Jonathan and I just recently celebrated our 7 year wedding anniversary. And today is my last day as a 30 year old. Over the weekend, we got to have lunch with my best friend from HS and Jonathan’s best friend from college. (Fun fact, my MOH married his best man.) And it was one of those time warping experiences where you just can’t fathom where the time went.
It’s easy for me to transport back into my high school bedroom, into my 15 year old mind. I promised myself back then I’d never forget what it was like to be a teenager. I felt so misunderstood back then. So unheard. And yet here I am, a full blown adult unable to understand how we got here.
Our friends have son. A whole human child created from just the two of them. And in that conversation, you know, the one where you debate “the what ifs,” we came to an odd conclusion. If Sophia hadn’t invited Kelly to my house one Friday night, much to my dismay, there is so much in our lives that wouldn’t have been. Or, if Jonathan hadn’t stopped that afternoon in the Millbrook parking lot to see if I was okay. A whole human, a whole person wouldn’t exist.
They met because Jonathan and I invited each of them respectively on a spring break trip in 2007. Invited is probably too kind a word. We basically forced them to tag along. It was an amazing trip, packed full of hilarious inside jokes and memories we’ll hold on to forever.
I miss them often. We grew up. Got married. Became adults. But it’s nice to see that no matter how much time passes, how much life passes, some things are always truth.
I don’t know what it is about 7 years, but that feels like a lifetime. When I was a teenager, I immediately assumed people were ancient if they’d been married more than 5 years . I don’t know when we became the adults in the room. So it just goes to show you that the time passes without your consent.

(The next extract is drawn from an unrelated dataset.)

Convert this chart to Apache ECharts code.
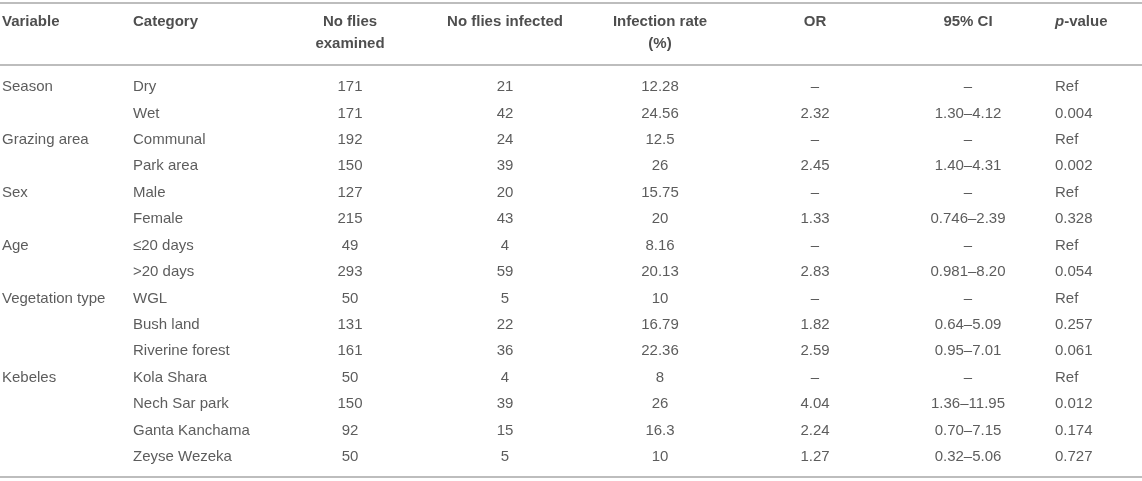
<!DOCTYPE html>
<html lang="en">

<head>
    <meta charset="UTF-8">
    <title>Tsetse infection table</title>
    <style>
        html, body { margin: 0; padding: 0; background: #fff; }
        #main { width: 1142px; height: 481px; }
    </style>
</head>

<body>
    <div id="main"></div>

    <script src="https://cdn.jsdelivr.net/npm/echarts@6/dist/echarts.min.js"></script>
    <script>
        // 表格数据
        var headers = ['Variable', 'Category', 'No flies\nexamined', 'No flies infected',
            'Infection rate\n(%)', 'OR', '95% CI', '{i|p}-value']
        var variables = ['Season', '', 'Grazing area', '', 'Sex', '', 'Age', '',
            'Vegetation type', '', '', 'Kebeles', '', '', '']
        var categories = ['Dry', 'Wet', 'Communal', 'Park area', 'Male', 'Female', '≤20 days', '>20 days',
            'WGL', 'Bush land', 'Riverine forest', 'Kola Shara', 'Nech Sar park', 'Ganta Kanchama', 'Zeyse Wezeka']
        var examined = [171, 171, 192, 150, 127, 215, 49, 293, 50, 131, 161, 50, 150, 92, 50]
        var infected = [21, 42, 24, 39, 20, 43, 4, 59, 5, 22, 36, 4, 39, 15, 5]
        var infectionRate = ['12.28', '24.56', '12.5', '26', '15.75', '20', '8.16', '20.13',
            '10', '16.79', '22.36', '8', '26', '16.3', '10']
        var oddsRatio = ['–', '2.32', '–', '2.45', '–', '1.33', '–', '2.83',
            '–', '1.82', '2.59', '–', '4.04', '2.24', '1.27']
        var ci95 = ['–', '1.30–4.12', '–', '1.40–4.31', '–', '0.746–2.39', '–', '0.981–8.20',
            '–', '0.64–5.09', '0.95–7.01', '–', '1.36–11.95', '0.70–7.15', '0.32–5.06']
        var pValue = ['Ref', '0.004', 'Ref', '0.002', 'Ref', '0.328', 'Ref', '0.054',
            'Ref', '0.257', '0.061', 'Ref', '0.012', '0.174', '0.727']

        // 版式：列锚点和对齐方式（x 轴单位 = 像素宽度，y 轴单位 = 行）
        var colX = [2, 133, 350, 505, 660, 815, 968, 1055]
        var colAlign = ['left', 'left', 'center', 'center', 'center', 'center', 'center', 'left']
        var headerRow = -2.8755   // 表头文字顶部
        var rules = [-3.19, -0.832, 14.756]

        var columns = [variables, categories, examined, infected, infectionRate, oddsRatio, ci95, pValue]
        var font = 'Liberation Sans, Arial, Helvetica, sans-serif'
        var fontSize = 15

        var series = []
        columns.forEach(function (col, c) {
            var data = []
            col.forEach(function (v, r) {
                if (v === '') return
                data.push({ name: String(v), value: [colX[c], r] })
            })
            series.push({
                type: 'scatter',
                symbolSize: 0,
                silent: true,
                data: data,
                label: {
                    show: true,
                    position: 'inside',
                    formatter: '{b}',
                    align: colAlign[c],
                    verticalAlign: 'middle',
                    fontFamily: font,
                    fontSize: fontSize,
                    color: '#333'
                }
            })
        })

        // 表头 + 横线
        series.push({
            type: 'scatter',
            symbolSize: 0,
            silent: true,
            data: headers.map(function (h, c) {
                return { name: h, value: [colX[c], headerRow], label: { align: colAlign[c] } }
            }),
            label: {
                show: true,
                position: 'inside',
                formatter: function (p) { return p.name },
                verticalAlign: 'top',
                fontFamily: font,
                fontSize: fontSize,
                fontWeight: 'bold',
                lineHeight: 22,
                color: '#222',
                rich: {
                    i: { fontStyle: 'italic', fontWeight: 'bold', fontFamily: font, fontSize: fontSize, color: '#222' }
                }
            },
            markLine: {
                silent: true,
                symbol: 'none',
                label: { show: false },
                lineStyle: { color: '#bdbdbd', width: 2, type: 'solid' },
                data: rules.map(function (y) { return { yAxis: y } })
            }
        })

        var myChart = echarts.init(document.getElementById('main'))
        myChart.setOption({
            animation: false,
            grid: { left: 0, right: 0, top: 0, bottom: 0 },
            xAxis: { type: 'value', min: 0, max: 1142, show: false },
            yAxis: { type: 'value', inverse: true, min: -3.2917, max: 14.907, show: false },
            series: series
        })
    </script>
</body>

</html>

Jonathan and I were listening to a sermon about marriage on the way home last night. The preacher confessed that his first 7 years of marriage were flat out awful. But he goes on to say that there’s something magical in the aftermath. There’s bliss inside the moment when you can look at your spouse and know you’ve made it through to the other side.
Instinctively, Jonathan and I gave each other a high five.